As part of this year’s Rail Safety Week (RSW) initiative, CMET coordinated a real-life simulated collision scenario where representatives from ACT Policing and Emergency Services enacted the sequence of events after a pedestrian was struck and trapped by a light rail vehicle (LRV). The incident was run as a training exercise and even included students from Gungahlin College acting as injured passengers travelling on board.

CMET General Manager Tilo Franz said, “training exercises are crucial in rail operations to ensure that all agencies are prepared for worst case scenarios.”

What happened in today’s simulated light rail incident?

All the teams involved were briefed, and the incident officially began.

  • The driver radioed in to the CMET Operations Control Centre (OCC), advising of the incident
  • The OCC contacted emergency services
  • Emergency Services responded.

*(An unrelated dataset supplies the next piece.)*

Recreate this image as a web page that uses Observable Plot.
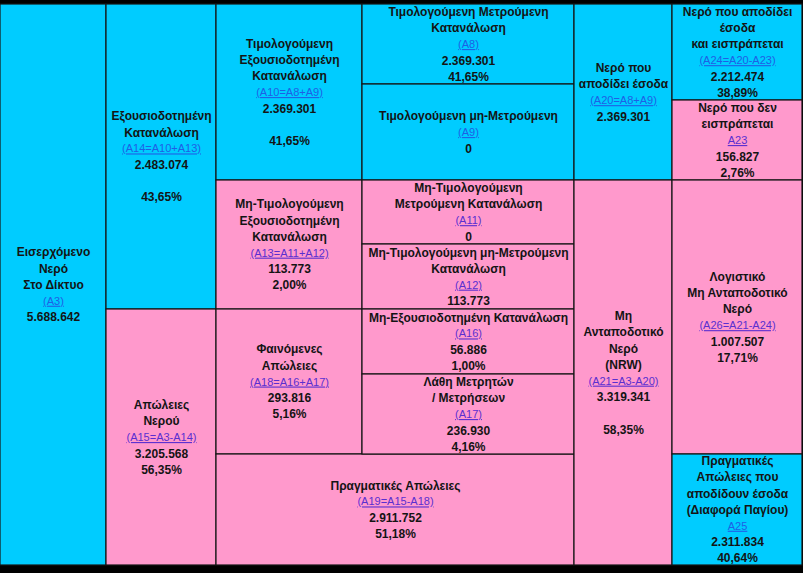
<!DOCTYPE html>
<html><head><meta charset="utf-8">
<script src="https://cdn.jsdelivr.net/npm/d3@7"></script>
<script src="https://cdn.jsdelivr.net/npm/@observablehq/plot@0.6"></script>
<style>html,body{margin:0;padding:0;background:#000;} #chart svg{display:block}</style>
</head><body><div id="chart"></div>
<script>
// ---- data ----
const codes = ["A3","A14","A15","A10","A13","A18","A19","A8","A9","A11","A12","A16","A17","A20","A21","A24","A23","A26","A25"];
const titles = [
  "Εισερχόμενο\nΝερό\nΣτο Δίκτυο",
  "Εξουσιοδοτημένη\nΚατανάλωση",
  "Απώλειες\nΝερού",
  "Τιμολογούμενη\nΕξουσιοδοτημένη\nΚατανάλωση",
  "Μη-Τιμολογούμενη\nΕξουσιοδοτημένη\nΚατανάλωση",
  "Φαινόμενες\nΑπώλειες",
  "Πραγματικές Απώλειες",
  "Τιμολογούμενη Μετρούμενη\nΚατανάλωση",
  "Τιμολογούμενη μη-Μετρούμενη",
  "Μη-Τιμολογούμενη\nΜετρούμενη Κατανάλωση",
  "Μη-Τιμολογούμενη μη-Μετρούμενη\nΚατανάλωση",
  "Μη-Εξουσιοδοτημένη Κατανάλωση",
  "Λάθη Μετρητών\n/ Μετρήσεων",
  "Νερό που\nαποδίδει έσοδα",
  "Μη\nΑνταποδοτικό\nΝερό\n(NRW)",
  "Νερό που αποδίδει\nέσοδα\nκαι εισπράπεται",
  "Νερό που δεν\nεισπράπεται",
  "Λογιστικό\nΜη Ανταποδοτικό\nΝερό",
  "Πραγματικές\nΑπώλειες που\nαποδίδουν έσοδα\n(Διαφορά Παγίου)"
];
const formulas = ["(A3)","(A14=A10+A13)","(A15=A3-A14)","(A10=A8+A9)","(A13=A11+A12)","(A18=A16+A17)","(A19=A15-A18)","(A8)","(A9)","(A11)","(A12)","(A16)","(A17)","(A20=A8+A9)","(A21=A3-A20)","(A24=A20-A23)","A23","(A26=A21-A24)","A25"];
const volumes = [5688642,2483074,3205568,2369301,113773,293816,2911752,2369301,0,0,113773,56886,236930,2369301,3319341,2212474,156827,1007507,2311834];
const percents = [null,43.65,56.35,41.65,2.00,5.16,51.18,41.65,null,null,null,1.00,4.16,null,58.35,38.89,2.76,17.71,40.64];
const groups = ["revenue","revenue","loss","revenue","loss","loss","loss","revenue","revenue","loss","loss","loss","loss","revenue","loss","revenue","loss","loss","revenue"];

// ---- layout (grid spans: col1, col2, row1, row2) ----
const colEdges = [0,106,216,362,574,672,802];
const rowEdges = [4,84,100,180,244,309,374,454,565];
const spans = [[0,1,0,8],[1,2,0,5],[1,2,5,8],[2,3,0,3],[2,3,3,5],[2,3,5,7],[2,4,7,8],[3,4,0,1],[3,4,1,3],[3,4,3,4],[3,4,4,5],[3,4,5,6],[3,4,6,7],[4,5,0,3],[4,5,3,8],[5,6,0,2],[5,6,2,3],[5,6,3,7],[5,6,7,8]];
const gapBeforePct = new Set(["A14","A10","A21"]);
const LH = 16.2;

const col = i => colEdges[i], row = i => rowEdges[i];
const gr = d3.formatLocale({decimal: ",", thousands: ".", grouping: [3], currency: ["", "€"]});
const fmtV = gr.format(",d"), fmtP = v => gr.format(".2f")(v) + "%";

const cells = codes.map((c, i) => ({code: c, x1: col(spans[i][0]), x2: col(spans[i][1]), y1: row(spans[i][2]), y2: row(spans[i][3]), group: groups[i]}));
const lines = [];
cells.forEach((cell, i) => {
  const L = titles[i].split("\n").map(t => ({text: t, kind: "title"}));
  L.push({text: formulas[i], kind: "link"});
  L.push({text: fmtV(volumes[i]), kind: "value"});
  if (percents[i] != null) {
    if (gapBeforePct.has(cell.code)) L.push({text: "", kind: "blank"});
    L.push({text: fmtP(percents[i]), kind: "value"});
  }
  const cx = (cell.x1 + cell.x2) / 2, cy = (cell.y1 + cell.y2) / 2;
  L.forEach((l, j) => lines.push({...l, group: cell.group, x: cx, y: cy + (j - (L.length - 1) / 2) * LH}));
});

const font = "'Liberation Sans', Arial, sans-serif";
const plot = Plot.plot({
  width: 803, height: 573,
  margin: 0,
  x: {domain: [0, 803], range: [0, 803], axis: null},
  y: {domain: [0, 573], range: [0, 573], axis: null},
  color: {domain: ["revenue", "loss"], range: ["#00CCFF", "#FF99CC"]},
  style: {background: "#000", fontFamily: font},
  marks: [
    Plot.rect(cells, {x1: "x1", x2: "x2", y1: "y1", y2: "y2", fill: "group", stroke: "#151515", strokeWidth: 1.2, inset: 0}),
    Plot.text(lines.filter(d => d.kind === "title" || d.kind === "value"), {x: "x", y: "y", text: "text", fontWeight: "bold", fontSize: 12, fill: "#141414"}),
    Plot.text(lines.filter(d => d.kind === "link" && d.group === "revenue"), {x: "x", y: "y", text: "text", fontSize: 11, fill: "#1f5fe6"}),
    Plot.text(lines.filter(d => d.kind === "link" && d.group === "loss"), {x: "x", y: "y", text: "text", fontSize: 11, fill: "#5a2fd0"})
  ]
});
const linkSet = new Set(formulas);
d3.select(plot).selectAll("text").filter(function() { return linkSet.has(this.textContent); })
  .style("text-decoration", "underline");
document.getElementById("chart").appendChild(plot);
</script>
</body></html>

First on-site were ACT Fire and Rescue (ACTF&R) who assessed the situation and triaged any on-board injuries and attended to the trapped person under the LRV.
  • ACT Ambulance Service (ACTAS) arrived at the scene and stabilised the patient
  • ACTF&R worked to lift the LRV to free the trapped person
  • ACTAS transport the now-freed injured person
  • At this point the scene would be handed over to ACT Police who begin an investigation into the cause of the incident. Once ACT Police complete the investigation they hand the site over to CMET to recover the LRV.
  • The LRV is assessed, and is attached to a vehicle called a Unimog to be towed away from the scene.

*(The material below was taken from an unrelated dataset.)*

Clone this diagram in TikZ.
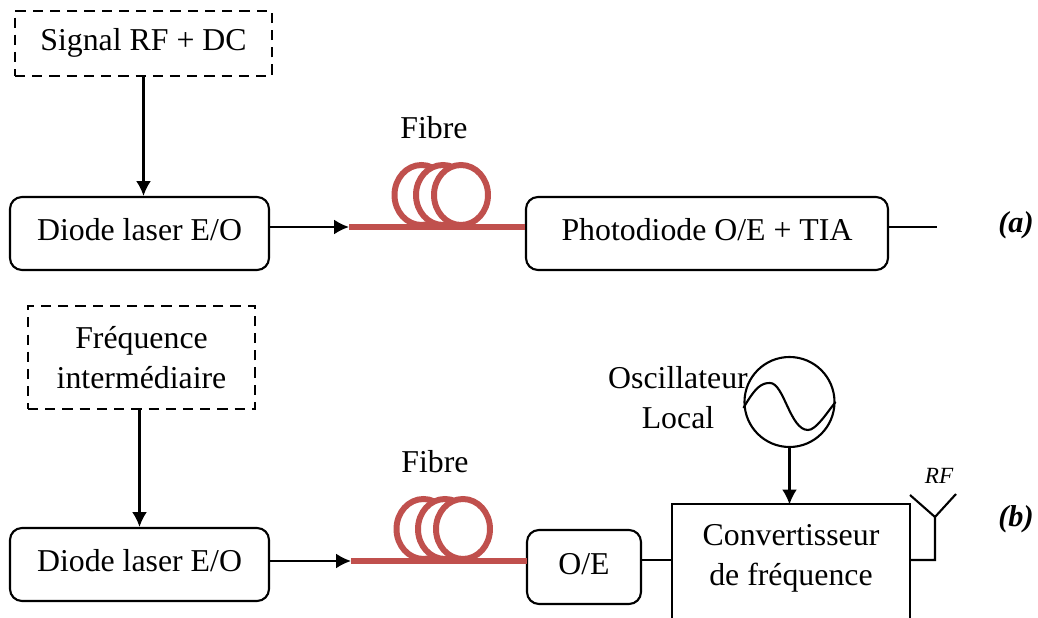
\documentclass[tikz,border=0pt]{standalone}
\usepackage{fontspec}
\setmainfont{Liberation Serif}
\usetikzlibrary{arrows.meta}

\tikzset{
	legend/.style = {font = \fontsize{9.05}{11.4}\selectfont, align = center, inner sep = 0},
	block/.style = {legend, draw, rounded corners = 3.4pt, minimum height = 0.73cm, text height = 6.5pt, text depth = 2.24pt},
	source/.style = {legend, draw, line width = 0.65pt, dash pattern = on 2.9pt off 2pt},
	side/.style = {legend, font = \fontsize{8.6}{10}\selectfont\bfseries\itshape},
	link/.style = {->},
	coil/.style = {draw = fibrered, fill = white, line width = 1.7pt}
}

\definecolor{fibrered}{HTML}{C0504D}

\begin{document}
\begin{tikzpicture}[> = {Latex[length = 4.2pt, width = 4.2pt]}, line width = 0.6pt]

	\useasboundingbox (0, 0) rectangle (10.38, -6.18);
	\clip (0, 0) rectangle (10.38, -6.18);

	% Link (a)

	\node (signal) [source, minimum width = 2.57cm, minimum height = 0.65cm, text height = 6.5pt, text depth = 2.24pt] at (1.435, -0.435) {Signal RF + DC};
	\node (laserA) [block, minimum width = 2.59cm] at (1.395, -2.335) {Diode laser E/O};
	\node (photo) [block, minimum width = 3.62cm] at (7.07, -2.335) {Photodiode O/E + TIA};
	\node (fibreA) [legend] at (4.34, -1.28) {Fibre};
	\node (labelA) [side] at (10.16, -2.25) {(a)};

	\coordinate (startA) at (3.49, -2.27);
	\coordinate (endA) at (5.25, -2.27);
	\coordinate (outA) at (9.37, -2.27);

	% Fibre coil (a)

	\foreach \x in {4.215, 4.43, 4.61}
		\draw [coil] (\x, -1.95) ellipse (0.27 and 0.3);
	\draw [coil] (startA) -- (endA);

	\draw [link] (signal.south) -- (signal.south |- laserA.north);
	\draw [link] (laserA.east |- startA) -- (startA);
	\draw (photo.east |- outA) -- (outA);

	% Link (b)

	\node (freq) [source, minimum width = 2.27cm, minimum height = 1.03cm] at (1.415, -3.575) {Fréquence\\intermédiaire};
	\node (laserB) [block, minimum width = 2.59cm] at (1.395, -5.645) {Diode laser E/O};
	\node (oe) [block, minimum width = 1.14cm, minimum height = 0.74cm] at (5.84, -5.67) {O/E};
	\node (fibreB) [legend] at (4.35, -4.62) {Fibre};
	\node (labelB) [side] at (10.16, -5.19) {(b)};

	\coordinate (startB) at (3.51, -5.61);
	\coordinate (endB) at (5.27, -5.61);

	% Fibre coil (b)

	\foreach \x in {4.235, 4.45, 4.63}
		\draw [coil] (\x, -5.29) ellipse (0.27 and 0.3);
	\draw [coil] (startB) -- (endB);

	\draw [link] (freq.south -| laserB.north) -- (laserB.north);
	\draw [link] (laserB.east |- startB) -- (startB);

	% Converter, cut by the lower edge

	\node (conv) [minimum width = 2.35cm, minimum height = 1.31cm] at (7.91, -5.71) {};
	\node (convText) [legend] at (7.91, -5.585) {Convertisseur\\de fréquence};
	\draw (conv.south west) |- (conv.north east) -- (conv.south east);

	\draw (oe.east |- 0, -5.6) -- (conv.west |- 0, -5.6);

	% Local oscillator

	\node (osc) [draw, circle, minimum size = 0.9cm, inner sep = 0] at (7.895, -4.02) {};
	\node (oscText) [legend] at (6.78, -3.98) {Oscillateur\\Local};
	\draw (osc.west) ++ (0, -0.06) .. controls (7.56, -3.86) and (7.62, -3.83) .. (7.7, -3.83)
		.. controls (7.84, -3.83) and (7.9, -4.3) .. (8.08, -4.3)
		.. controls (8.16, -4.3) and (8.26, -4.14) .. (osc.east);
	\draw [link] (osc.south) -- (osc.south |- conv.north);

	% Antenna

	\coordinate (feed) at (9.35, -5.6);
	\coordinate (mast) at (9.35, -5.17);
	\coordinate (armL) at (9.1, -4.95);
	\coordinate (armR) at (9.56, -4.94);
	\draw (conv.east |- feed) -- (feed) -- (mast) -- (armL);
	\draw (mast) -- (armR);
	\node (rf) [legend, font = \fontsize{6.6}{7}\selectfont\itshape] at (9.39, -4.76) {RF};

\end{tikzpicture}
\end{document}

Is this how an incident response would occur in real life?

Today’s emergency exercise was as close to a real-life response as it could be, without impacting our passenger services. Throughout the exercise regular services continued to operate, where a real life collision would cause an impact to service.

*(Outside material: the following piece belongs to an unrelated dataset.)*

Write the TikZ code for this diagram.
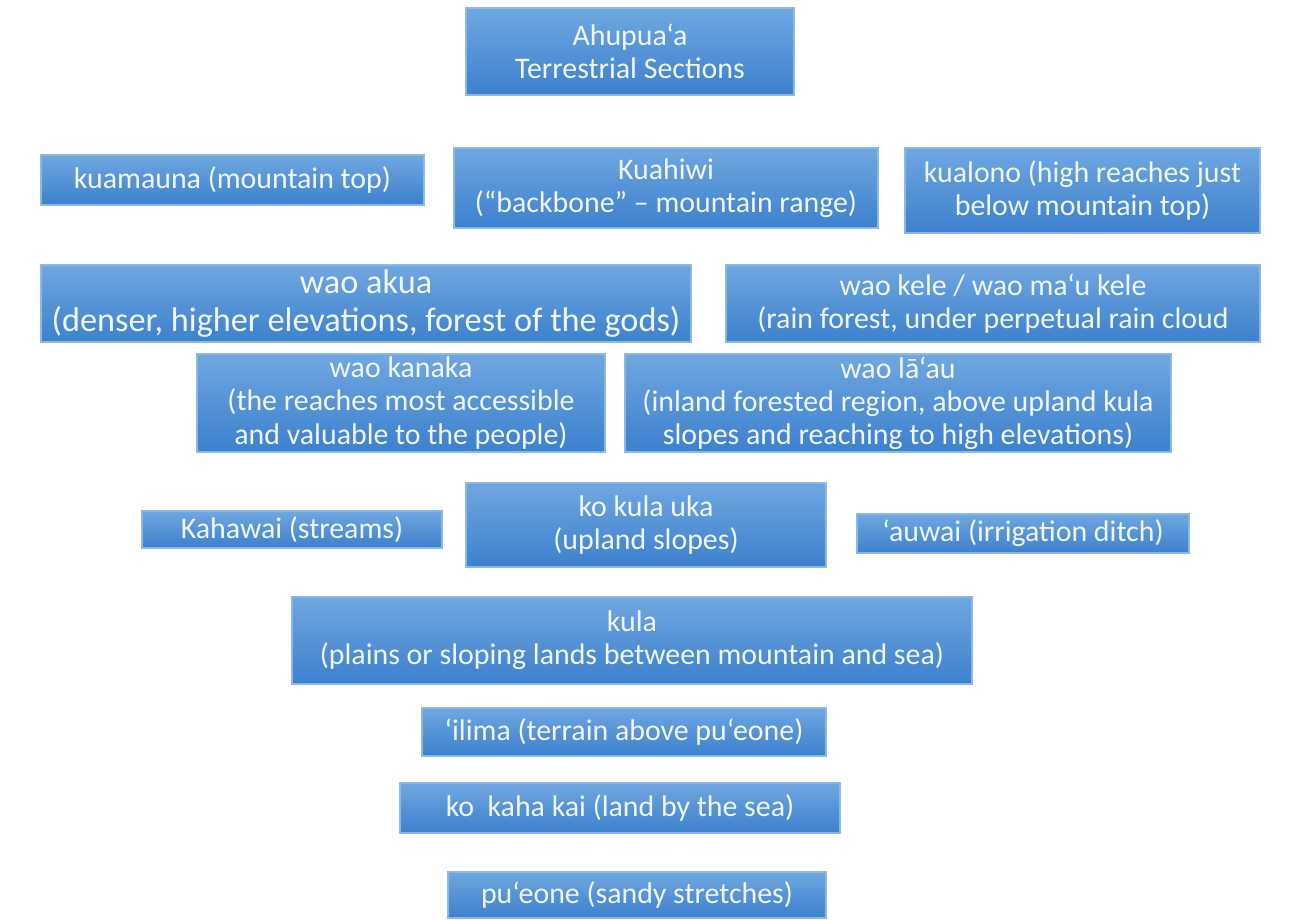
\documentclass[tikz,border=0pt]{standalone}
\usepackage{fontspec}
\setmainfont{Carlito}
\usetikzlibrary{positioning}

\definecolor{boxtop}{HTML}{6FA7E0}
\definecolor{boxbottom}{HTML}{3C80CD}
\definecolor{boxedge}{HTML}{8CB8E6}
\definecolor{boxtext}{HTML}{F2F7FC}

\begin{document}
\begin{tikzpicture}[
        sectionbox/.style={rectangle, draw=boxedge, line width=0.6pt,
            top color=boxtop, bottom color=boxbottom, text=boxtext,
            align=center, inner sep=0pt,
            font=\fontsize{17}{18.8}\selectfont},
        widetext/.style={font=\fontsize{19.5}{21.6}\selectfont}
    ]
        \useasboundingbox (0, 0) rectangle (25.9, -18.38);

        % title
        \node[sectionbox, minimum width=6.56cm, minimum height=1.74cm] (title) at (12.6, -1.03) {Ahupua‘a\\Terrestrial Sections};

        % mountain
        \node[sectionbox, minimum width=7.66cm, minimum height=1.0cm] (kuamauna) at (4.65, -3.6) {kuamauna (mountain top)};
        \node[sectionbox, minimum width=8.48cm, minimum height=1.6cm] (kuahiwi) at (13.32, -3.76) {Kuahiwi\\(“backbone” – mountain range)};
        \node[sectionbox, minimum width=7.1cm, minimum height=1.7cm] (kualono) at (21.65, -3.81) {kualono (high reaches just\\below mountain top)};

        % forests
        \node[sectionbox, widetext, minimum width=13.0cm, minimum height=1.54cm] (waoakua) at (7.32, -6.07) {wao akua\\(denser, higher elevations, forest of the gods)};
        \node[sectionbox, minimum width=10.68cm, minimum height=1.54cm] (waokele) at (19.86, -6.07) {wao kele / wao ma‘u kele\\(rain forest, under perpetual rain cloud};
        \node[sectionbox, minimum width=8.16cm, minimum height=1.96cm] (waokanaka) at (8.02, -8.06) {wao kanaka\\(the reaches most accessible\\and valuable to the people)};
        \node[sectionbox, minimum width=10.92cm, minimum height=1.96cm] (waolaau) at (17.96, -8.06) {wao lā‘au\\(inland forested region, above upland kula\\slopes and reaching to high elevations)};

        % slopes
        \node[sectionbox, minimum width=6.0cm, minimum height=0.74cm] (kahawai) at (5.84, -10.59) {Kahawai (streams)};
        \node[sectionbox, minimum width=7.2cm, minimum height=1.68cm] (kulauka) at (12.92, -10.5) {ko kula uka\\(upland slopes)};
        \node[sectionbox, minimum width=6.64cm, minimum height=0.78cm] (auwai) at (20.46, -10.67) {‘auwai (irrigation ditch)};
        \node[sectionbox, minimum width=13.6cm, minimum height=1.74cm] (kula) at (12.64, -12.81) {kula\\(plains or sloping lands between mountain and sea)};

        % shore
        \node[sectionbox, minimum width=8.08cm, minimum height=0.96cm] (ilima) at (12.48, -14.64) {‘ilima (terrain above pu‘eone)};
        \node[sectionbox, minimum width=8.8cm, minimum height=1.0cm] (kahakai) at (12.4, -16.16) {ko\ \ kaha kai (land by the sea)};
        \node[sectionbox, minimum width=7.56cm, minimum height=0.92cm] (pueone) at (12.74, -17.9) {pu‘eone (sandy stretches)};
    \end{tikzpicture}
\end{document}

Why run an emergency exercise?

Emergency exercises are run by operations and emergency services periodically to test the coordinated multi-departmental response required for incidents on the light rail. Just like fire drills are run to ensure everyone knows what to do to safely evacuate a building, incidents like the one run today are used to ensure all of the agencies involved are able to run through their procedures and ensure everyone knows what to do if an incident like this were every to happen on the light rail. Canberra’s light rail network has exceptional operational performance and safety records to-date, making the simulation of an incident response all the more important, ensuring the CMET team are able to keep their skills and knowledge under pressure up-to-date.

 

Every department from our organisation was involved today, including the Operation Control Centre (OCC), Engineering, Safety and Customer Service.  The training exercise was a tremendous success and we intend to practice similar events every year during RSW, to remind the community on the importance of paying attention and taking responsibility.